Sauckel and his agents used all possible methods of pressure and terror to carry out the plans of recruitment. They starved the Soviet citizens condemned to this recruitment, lured them to the stations under pretense of distribution of bread, surrounded them with soldiers, loaded them into trains under the threat of shooting them, and took them to Germany. But even these coercive methods did not help. The recruitment was not successful. Then Sauckel and his agents had recourse to a quota system. This is testified to by an order of a German commandant, captured by the Red Army forces when the occupied part of the Province of Leningrad was liberated. It runs as follows:
“To the mayors of village communities. . . . Since a very small number of people have so far presented themselves for labor in Germany, every mayor of a village community must, in accord with the elders of the villages, provide 15 or more persons from each village community for labor in Germany. Healthy people aged between 15 and 50 must be provided.”
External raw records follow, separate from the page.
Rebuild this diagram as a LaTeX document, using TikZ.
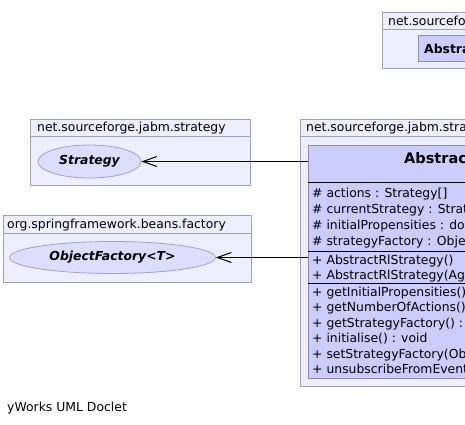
\documentclass[tikz,border=0pt]{standalone}
\usepackage{fontspec}
\setmainfont{DejaVu Sans}
\usetikzlibrary{arrows.meta, positioning, shapes.geometric}

\definecolor{pkgfill}{RGB}{238,238,255}
\definecolor{pkgline}{RGB}{160,160,176}
\definecolor{clsfill}{RGB}{204,204,255}
\definecolor{clsline}{RGB}{140,140,170}
\definecolor{ifcfill}{RGB}{221,221,255}
\definecolor{ifcline}{RGB}{160,160,200}

\tikzset{
  pkg/.style={draw=pkgline, fill=pkgfill, line width=1pt},
  cls/.style={draw=clsline, fill=clsfill, line width=1pt},
  ifc/.style={ellipse, draw=ifcline, fill=ifcfill, line width=0.8pt, inner sep=0pt,
    font=\fontsize{12.4}{15}\selectfont\bfseries\itshape},
  txt/.style={anchor=base west, inner sep=0pt, font=\fontsize{12.4}{15}\selectfont},
  assoc/.style={line width=1pt, -{Straight Barb[length=14pt, width=10pt]}}
}

\begin{document}
\begin{tikzpicture}[x=1pt, y=-1pt]
        \useasboundingbox (0,0) rectangle (465,424);
        \clip (0,0) rectangle (465,424);

        % top package
        \draw[pkg] (382,12) rectangle (490,68);
        \draw[pkgline, line width=1pt] (382,29) -- (490,29);
        \node[txt] (toppkg) at (388,25) {net.sourceforge.jabm.strategy};
        \draw[cls] (418,35) rectangle (600,61);
        \node[txt, font=\fontsize{12.4}{15}\selectfont\bfseries] (topcls) at (424,53) {AbstractRlStrategy};

        % strategy package
        \draw[pkg] (30,119) rectangle (250,185);
        \draw[pkgline, line width=1pt] (30,136) -- (250,136);
        \node[txt] (stratpkg) at (37,131) {net.sourceforge.jabm.strategy};
        \node[ifc, minimum width=103pt, minimum height=33pt] (strategy) at (89.5,161.5) {Strategy};

        % factory package
        \draw[pkg] (3,215) rectangle (251,282);
        \draw[pkgline, line width=1pt] (3,233) -- (251,233);
        \node[txt] (factpkg) at (7,228) {org.springframework.beans.factory};
        \node[ifc, minimum width=206pt, minimum height=32pt] (factory) at (112.5,257.5) {ObjectFactory<T>};

        % main package
        \draw[pkg] (300,119) rectangle (490,386);
        \draw[pkgline, line width=1pt] (300,136) -- (490,136);
        \node[txt] (mainpkg) at (306,131) {net.sourceforge.jabm.strategy};

        % class
        \draw[cls] (308,145) rectangle (640,378);
        \node[txt, font=\fontsize{14.5}{17}\selectfont\bfseries] (title) at (404,163) {AbstractRlStrategy};
        \draw[line width=1pt] (308,182) -- (640,182);
        \draw[line width=1pt] (308,251) -- (640,251);
        \draw[line width=1pt] (308,283) -- (640,283);

        \node[txt] (attr1) at (312,197) {\# actions : Strategy[]};
        \node[txt] (attr2) at (312,213) {\# currentStrategy : Strategy};
        \node[txt] (attr3) at (312,229) {\# initialPropensities : double[]};
        \node[txt] (attr4) at (312,245) {\# strategyFactory : ObjectFactory<Strategy>};

        \node[txt] (ctor1) at (312,264) {+ AbstractRlStrategy()};
        \node[txt] (ctor2) at (312,279) {+ AbstractRlStrategy(Agent)};

        \node[txt] (meth1) at (312,296) {+ getInitialPropensities() : double[]};
        \node[txt] (meth2) at (312,311) {+ getNumberOfActions() : int};
        \node[txt] (meth3) at (312,327) {+ getStrategyFactory() : ObjectFactory<Strategy>};
        \node[txt] (meth4) at (312,342) {+ initialise() : void};
        \node[txt] (meth5) at (312,358) {+ setStrategyFactory(ObjectFactory<Strategy>) : void};
        \node[txt] (meth6) at (312,373) {+ unsubscribeFromEvents() : void};

        % associations
        \coordinate (clsA) at (308,161.5);
        \coordinate (clsB) at (308,257.5);
        \draw[assoc] (clsA) -- (strategy.east);
        \draw[assoc] (clsB) -- (factory.east);

        % footer
        \node[txt] (doclet) at (7,411) {yWorks UML Doclet};

\end{tikzpicture}
\end{document}
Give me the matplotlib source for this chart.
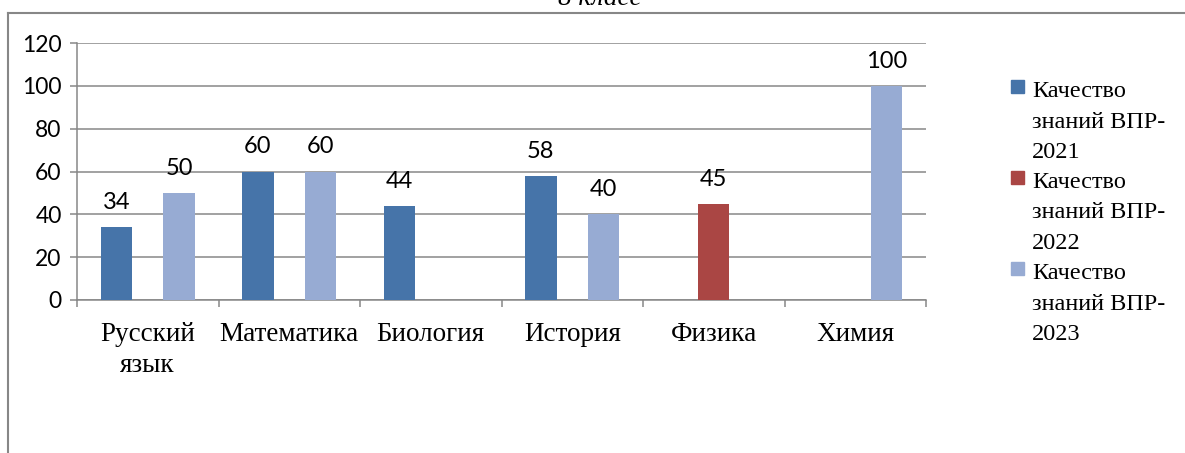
import numpy as np
import matplotlib.pyplot as plt
from matplotlib.lines import Line2D
from matplotlib.patches import Rectangle

# data
subjects = ['Русский\nязык', 'Математика', 'Биология', 'История', 'Физика', 'Химия']
series_names = ['Качество\nзнаний ВПР-\n2021',
                'Качество\nзнаний ВПР-\n2022',
                'Качество\nзнаний ВПР-\n2023']
vpr_2021 = [34, 60, 44, 58, 0, 0]
vpr_2022 = [0, 0, 0, 0, 45, 0]
vpr_2023 = [50, 60, 0, 40, 0, 100]
y_ticks = [0, 20, 40, 60, 80, 100, 120]
title = '8 класс'

colors = ['#4674A9', '#AA4644', '#97ABD3']
grid_col = '#878787'
serif = ['Liberation Serif', 'DejaVu Serif']
sans = ['Lato', 'DejaVu Sans']

W, H = 1185, 453
fig = plt.figure(figsize=(W / 100, H / 100), dpi=100)


def fx(px):
    return px / W


def fy(py):
    return 1 - py / H


# outer chart frame (left + top edges visible)
fig.add_artist(Line2D([fx(8), fx(8)], [fy(13), 0], color=grid_col, lw=1.5))
fig.add_artist(Line2D([fx(8), 1], [fy(13), fy(13)], color=grid_col, lw=1.5))
# title sits mostly above the visible area, as in the reference
fig.text(fx(600), fy(5), title, ha='center', va='baseline', fontsize=19.5,
         style='italic', family=serif)

ax = fig.add_axes([fx(77), fy(300), fx(926) - fx(77), fy(43) - fy(300)])

bw = 1 / 4.5
x = np.arange(len(subjects))
for i, vals in enumerate([vpr_2021, vpr_2022, vpr_2023]):
    vals = np.array(vals)
    m = vals > 0
    xs = x[m] + (i - 1) * bw
    ax.bar(xs, vals[m], width=bw, color=colors[i], zorder=3)
    for xx, v in zip(xs, vals[m]):
        ax.annotate(str(v), (xx, v), xytext=(0, 13), textcoords='offset points',
                    ha='center', va='baseline', fontsize=17, family=sans)

ax.set_xlim(-0.5, len(subjects) - 0.5)
ax.set_ylim(0, 120)
ax.set_yticks(y_ticks)
ax.set_yticklabels([str(t) for t in y_ticks], fontsize=16.5, family=sans)
ax.grid(axis='y', color=grid_col, lw=1.1, zorder=0)
ax.set_axisbelow(True)

ax.set_xticks(x)
ax.set_xticklabels(subjects, fontsize=19.5, family=serif, linespacing=1.3)
ax.set_xticks(np.arange(len(subjects) + 1) - 0.5, minor=True)
ax.tick_params(axis='x', which='major', length=0, pad=16)
ax.tick_params(axis='x', which='minor', length=5, color=grid_col, width=1.1)
ax.tick_params(axis='y', length=5, color=grid_col, width=1.1, pad=6)

for s in ['top', 'right']:
    ax.spines[s].set_visible(False)
for s in ['left', 'bottom']:
    ax.spines[s].set_color(grid_col)
    ax.spines[s].set_linewidth(1.1)

# legend, square next to first line of each entry
for i, name in enumerate(series_names):
    top = 80 + i * 91
    fig.add_artist(Rectangle((fx(1011), fy(top + 13)), fx(13), fy(0) - fy(13),
                             color=colors[i], transform=fig.transFigure))
    for j, line in enumerate(name.split('\n')):
        fig.text(fx(1032), fy(97 + i * 91 + j * 30.5), line, ha='left',
                 va='baseline', fontsize=17.5, family=serif)

fig.savefig('out.png', dpi=100)
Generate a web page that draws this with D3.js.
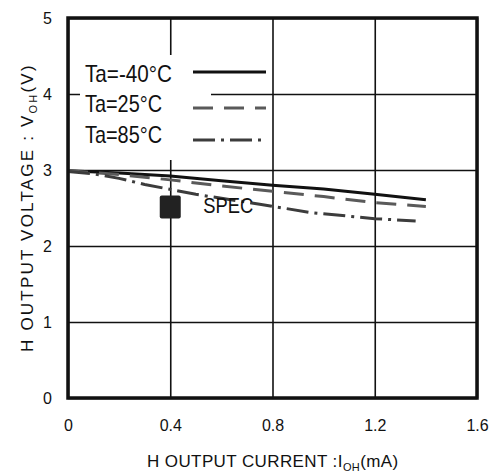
<!DOCTYPE html>
<html>
<head>
<meta charset="utf-8">
<script src="https://cdn.jsdelivr.net/npm/d3@7"></script>
<style>
    body { margin: 0; background: #fff; }
    text { font-family: "Liberation Sans", Arial, sans-serif; fill: #111; }
</style>
</head>
<body>
<div id="chart"></div>
<script>
// values
const currentTicks = [0, 0.4, 0.8, 1.2, 1.6];
const voltageTicks = [0, 1, 2, 3, 4, 5];
const currentTickLabels = ['0', '0.4', '0.8', '1.2', '1.6'];

const currentA = [0, 0.2, 0.4, 0.6, 0.8, 1.0, 1.2, 1.4];
const vohMinus40 = [2.99, 2.96, 2.92, 2.86, 2.80, 2.75, 2.68, 2.61];
const voh25 = [2.99, 2.94, 2.87, 2.79, 2.72, 2.65, 2.57, 2.52];
const currentB = [0, 0.1, 0.2, 0.3, 0.5, 0.75, 0.95, 1.2, 1.36];
const voh85 = [2.98, 2.95, 2.89, 2.81, 2.68, 2.55, 2.44, 2.36, 2.33];

const seriesLabels = ['Ta=-40°C', 'Ta=25°C', 'Ta=85°C'];
const specCurrent = [0.4];
const specVoltage = [2.52];

const margin = { top: 18, right: 15, bottom: 77, left: 68 };
const width = 492 - margin.left - margin.right;
const height = 475 - margin.top - margin.bottom;

const svg = d3.select('#chart').append('svg')
    .attr('width', 492)
    .attr('height', 475);

const chart = svg.append('g')
    .attr('transform', `translate(${margin.left}, ${margin.top})`);

const x = d3.scaleLinear().domain([0, 1.6]).range([0, width]);
const y = d3.scaleLinear().domain([0, 5]).range([height, 0]);

// grid
chart.append('g')
    .attr('transform', `translate(0, ${height})`)
    .call(d3.axisBottom(x).tickValues(currentTicks).tickSize(-height).tickFormat(''))
    .call(g => g.select('.domain').remove())
    .selectAll('line').attr('stroke', '#111').attr('stroke-width', 1.6);

chart.append('g')
    .call(d3.axisLeft(y).tickValues(voltageTicks).tickSize(-width).tickFormat(''))
    .call(g => g.select('.domain').remove())
    .selectAll('line').attr('stroke', '#111').attr('stroke-width', 1.6);

// white patch behind the legend text
chart.append('rect')
    .attr('x', 12).attr('y', 37)
    .attr('width', 131).attr('height', 105)
    .attr('fill', '#fff');

// tick labels
chart.append('g')
    .attr('transform', `translate(0, ${height})`)
    .call(d3.axisBottom(x).tickValues(currentTicks).tickSize(0).tickPadding(22)
        .tickFormat((d, i) => currentTickLabels[i]))
    .call(g => g.select('.domain').remove())
    .selectAll('text').attr('font-size', 16).attr('fill', '#111');

chart.append('g')
    .call(d3.axisLeft(y).tickValues(voltageTicks).tickSize(0).tickPadding(16)
        .tickFormat(d3.format('d')))
    .call(g => g.select('.domain').remove())
    .selectAll('text').attr('font-size', 16).attr('fill', '#111');

// curves
const series = [
    { xs: currentA, ys: vohMinus40, color: '#111', dash: null },
    { xs: currentA, ys: voh25, color: '#5a5a5a', dash: '20,11' },
    { xs: currentB, ys: voh85, color: '#3c3c3c', dash: '22,6,3,6' }
];

const line = d3.line()
    .x(d => x(d[0]))
    .y(d => y(d[1]));

chart.selectAll('.curve')
    .data(series)
    .join('path')
    .attr('class', 'curve')
    .attr('d', s => line(s.xs.map((v, i) => [v, s.ys[i]])))
    .attr('fill', 'none')
    .attr('stroke', s => s.color)
    .attr('stroke-width', 3)
    .attr('stroke-dasharray', s => s.dash);

// legend
const legend = chart.append('g').attr('transform', 'translate(17, 0)');
const legendRows = [64, 94, 125];
const legendLineY = [54, 90, 122];
const legendWidths = [87, 77, 77];

seriesLabels.forEach((label, i) => {
    legend.append('text')
        .attr('x', 0)
        .attr('y', legendRows[i])
        .attr('font-size', 24)
        .attr('textLength', legendWidths[i])
        .attr('lengthAdjust', 'spacingAndGlyphs')
        .text(label);
    legend.append('line')
        .attr('x1', 108).attr('x2', 181)
        .attr('y1', legendLineY[i]).attr('y2', legendLineY[i])
        .attr('stroke', series[i].color)
        .attr('stroke-width', 3)
        .attr('stroke-dasharray', series[i].dash);
});

// spec point
chart.selectAll('.spec')
    .data(specCurrent)
    .join('rect')
    .attr('class', 'spec')
    .attr('x', d => x(d) - 10.5)
    .attr('y', (d, i) => y(specVoltage[i]) - 11)
    .attr('width', 21)
    .attr('height', 23)
    .attr('rx', 2)
    .attr('fill', '#222');

chart.append('text')
    .attr('x', x(specCurrent[0]) + 33)
    .attr('y', y(specVoltage[0]) + 7)
    .attr('font-size', 22)
    .attr('textLength', 50)
    .attr('lengthAdjust', 'spacingAndGlyphs')
    .text('SPEC');

// frame
chart.append('rect')
    .attr('width', width).attr('height', height)
    .attr('fill', 'none')
    .attr('stroke', '#111')
    .attr('stroke-width', 3.5);

// axis titles
const xTitle = svg.append('text')
    .attr('x', 147)
    .attr('y', 467)
    .attr('font-size', 17)
    .attr('letter-spacing', 0.4);
xTitle.append('tspan').text('H OUTPUT CURRENT :I');
xTitle.append('tspan').attr('font-size', 11).attr('dy', 4).text('OH');
xTitle.append('tspan').attr('dy', -4).text('(mA)');

const yTitle = svg.append('text')
    .attr('transform', 'translate(33, 352) rotate(-90)')
    .attr('font-size', 17)
    .attr('letter-spacing', 2.2);
yTitle.append('tspan').text('H OUTPUT VOLTAGE : V');
yTitle.append('tspan').attr('font-size', 11).attr('dy', 4).text('OH');
yTitle.append('tspan').attr('dy', -4).text('(V)');
</script>
</body>
</html>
The chief of the political police and of the Security Service in Kharkov stated in his report on the situation in the town of Kharkov, covering the period from 24 July to 9 September 1942:
“The recruitment of labor is worrying the competent agencies, since an extremely antagonistic attitude to transportation for work in Germany is observed among the population. At present the situation is such that everyone tries by every available means to escape recruitment (malingering, escape into the forests, bribery of officials, et cetera). As for working in Germany voluntarily, this has been out of the question for a long time past.”
That citizens deported to German slavery were subjected to the most brutal treatment is shown by a vast quantity of complaints and statements collected by the Extraordinary State Commission of the Soviet Union for ascertaining and investigating the crimes of the Germano-fascist invaders.
Polish, Czechoslovak, and Yugoslav citizens deported to German slavery suffered the same fate.
In carrying out their plans of conquest and plunder, the Hitlerites systematically destroyed towns and villages, destroyed the treasures created by labors of many generations and plundered the peaceful population. Together with their accomplices—the criminal Governments of Finland and Romania—the Hitlerites developed their plans for the destruction of the largest cities of the Soviet Union. A document, emanating from the naval war staff, dated 29 September 1941 and entitled “The Future of the City of Leningrad,” contains the following statement:
“The Führer has decided to wipe the city of Leningrad from the face of the earth. Finland has also declared clearly that she is not interested in the further existence of the city in the immediate vicinity of her new boundary.”
On 5 October 1941 Hitler addressed a letter to Antonescu, the special object of which was to co-ordinate their plans for seizing and destroying the city of Odessa.
An order of the German Commander-in-Chief, dated 7 October 1941 and signed by the Defendant Jodl, prescribed that Leningrad and Moscow should be wiped from the face of the earth.